On the other hand, with the only other suspect they were even trying to feint as a possibility now dead, I think this mystery is... really not much of a mystery anymore. Now it's just a straight up horror game where we will probably end up being chased by Lillian wearing the pelts of all the other victims.

Date: 2017-05-23 11:57 am (UTC)
chalcedony_starlings: Two scribbled waveforms, one off-black and one off-white, overlapping, on a flat darkish purpleish background. (Default)
From: [personal profile] chalcedony_starlings

“UNBAR”?!

Now that I'm actually caught up—can't wait for the last act! o..o

Date: 2017-06-13 08:10 pm (UTC)
From: [personal profile] lizzyloo
It's even creepier if you feed a cracker to the parrot.

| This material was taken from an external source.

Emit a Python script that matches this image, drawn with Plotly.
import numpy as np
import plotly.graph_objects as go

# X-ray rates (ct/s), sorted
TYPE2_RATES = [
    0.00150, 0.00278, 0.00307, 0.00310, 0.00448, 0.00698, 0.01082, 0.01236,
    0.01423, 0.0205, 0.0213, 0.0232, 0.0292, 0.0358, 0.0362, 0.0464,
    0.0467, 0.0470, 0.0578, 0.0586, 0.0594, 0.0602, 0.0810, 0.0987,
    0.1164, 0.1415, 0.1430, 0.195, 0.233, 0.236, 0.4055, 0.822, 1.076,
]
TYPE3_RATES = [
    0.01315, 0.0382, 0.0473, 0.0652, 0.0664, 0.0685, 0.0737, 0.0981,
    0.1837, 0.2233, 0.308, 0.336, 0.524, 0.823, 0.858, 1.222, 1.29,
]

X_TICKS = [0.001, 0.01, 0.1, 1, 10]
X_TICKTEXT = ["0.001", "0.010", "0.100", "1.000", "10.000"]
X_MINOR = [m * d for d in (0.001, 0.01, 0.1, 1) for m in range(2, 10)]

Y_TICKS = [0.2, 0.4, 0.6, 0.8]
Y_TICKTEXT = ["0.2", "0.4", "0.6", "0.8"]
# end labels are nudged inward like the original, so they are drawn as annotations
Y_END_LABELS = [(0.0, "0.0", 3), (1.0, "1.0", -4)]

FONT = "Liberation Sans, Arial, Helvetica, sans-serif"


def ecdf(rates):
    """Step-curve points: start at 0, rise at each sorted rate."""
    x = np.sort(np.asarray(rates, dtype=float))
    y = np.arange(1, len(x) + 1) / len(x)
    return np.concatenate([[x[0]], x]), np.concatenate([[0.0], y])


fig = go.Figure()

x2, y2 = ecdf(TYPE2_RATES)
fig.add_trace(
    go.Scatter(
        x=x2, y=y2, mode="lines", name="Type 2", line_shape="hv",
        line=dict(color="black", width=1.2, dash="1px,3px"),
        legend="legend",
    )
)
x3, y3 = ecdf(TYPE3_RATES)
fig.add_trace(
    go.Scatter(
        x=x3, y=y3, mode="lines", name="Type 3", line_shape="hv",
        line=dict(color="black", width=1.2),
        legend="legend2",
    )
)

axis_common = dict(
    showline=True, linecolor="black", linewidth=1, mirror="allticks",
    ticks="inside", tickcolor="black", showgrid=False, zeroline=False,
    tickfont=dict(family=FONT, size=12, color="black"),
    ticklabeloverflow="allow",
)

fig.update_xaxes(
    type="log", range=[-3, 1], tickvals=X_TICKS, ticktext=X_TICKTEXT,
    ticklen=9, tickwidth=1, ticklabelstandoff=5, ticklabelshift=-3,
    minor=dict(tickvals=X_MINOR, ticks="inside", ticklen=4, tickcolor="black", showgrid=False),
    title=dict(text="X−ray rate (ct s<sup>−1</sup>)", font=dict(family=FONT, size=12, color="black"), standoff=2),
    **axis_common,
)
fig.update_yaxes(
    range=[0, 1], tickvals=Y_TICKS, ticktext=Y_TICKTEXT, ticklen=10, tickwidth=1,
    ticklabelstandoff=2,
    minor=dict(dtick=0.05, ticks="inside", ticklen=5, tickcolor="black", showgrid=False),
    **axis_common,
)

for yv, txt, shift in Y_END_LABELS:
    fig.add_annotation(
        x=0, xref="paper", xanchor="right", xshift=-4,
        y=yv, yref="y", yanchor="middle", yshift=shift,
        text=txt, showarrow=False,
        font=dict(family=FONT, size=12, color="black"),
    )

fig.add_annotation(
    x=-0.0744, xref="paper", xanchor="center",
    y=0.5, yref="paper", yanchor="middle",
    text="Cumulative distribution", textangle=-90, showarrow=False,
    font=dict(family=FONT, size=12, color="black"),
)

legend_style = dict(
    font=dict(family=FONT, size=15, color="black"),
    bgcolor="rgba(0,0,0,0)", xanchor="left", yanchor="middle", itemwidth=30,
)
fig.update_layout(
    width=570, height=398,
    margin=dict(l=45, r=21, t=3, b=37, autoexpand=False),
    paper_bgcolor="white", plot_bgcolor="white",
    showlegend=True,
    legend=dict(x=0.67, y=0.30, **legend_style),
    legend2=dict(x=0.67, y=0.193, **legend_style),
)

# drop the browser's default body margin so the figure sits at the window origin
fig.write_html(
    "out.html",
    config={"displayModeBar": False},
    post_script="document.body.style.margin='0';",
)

Poor sweet little Polly says "Sleep tight my pretties in the basement... the basement." I don't mind sharing that I learned to type to play this game as a little kid, and 28 years later, I still can't be alone when I play it, and I try not to at night. The thing about the black cave is... by the time you can access the underground part, you've probably been dragged into shadows, choked to death, stabbed, and (I haven't been able to find this since childhood but I swear it happened) bludgeoned in the shadows of different parts of the house by a mysterious figure. By the time you're walking through that cave, you've been trained to be scared of the dark! UGH, it's still spooky. I agree about Croshaw games... sometimes the understated simplicity of the pixellated violence of old school games can be terrifying. I don't know if any game I've played recently gives me as big a jump as the troll in the cave behind the waterfall in KQ4 or the attic death in LB1.

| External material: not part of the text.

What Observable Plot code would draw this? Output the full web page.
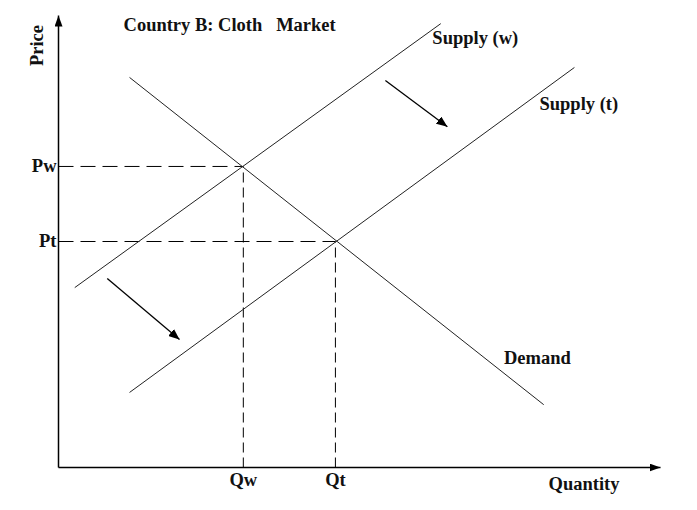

Date: 2017-06-27 03:43 pm (UTC)
From: [personal profile] lizzyloo
Well, to be fair, it was a combination of this game, KQ4, and QfG2. And it taught me nifty words like "monocle" and "wastepaper basket"! :D
Ok, ugh, thanks for reminding me of William's room... that was horrible. And didn't he rip out his eyes and .... ugh, NOPE. Honestly, I thought that game was the scariest of the series, even though it was also the most unsatisfying, plot-wise. Spaceships are claustrophobic and the chase scene was horrible. And I just wanted to go into spaaace!
That being said, Yahtzee's most impressive disgusting pixel moment was, to me, in 6DaS, when Cabadath disembowels the Trilby clone. It was impressive, but disgusting.

Date: 2017-06-13 08:18 pm (UTC)
From: [personal profile] lizzyloo
PS, it's a great idea to go into the attic at this point and check out all the things you were looking at before. I know that doesn't help you on this playthrough and I'm just being a know it all.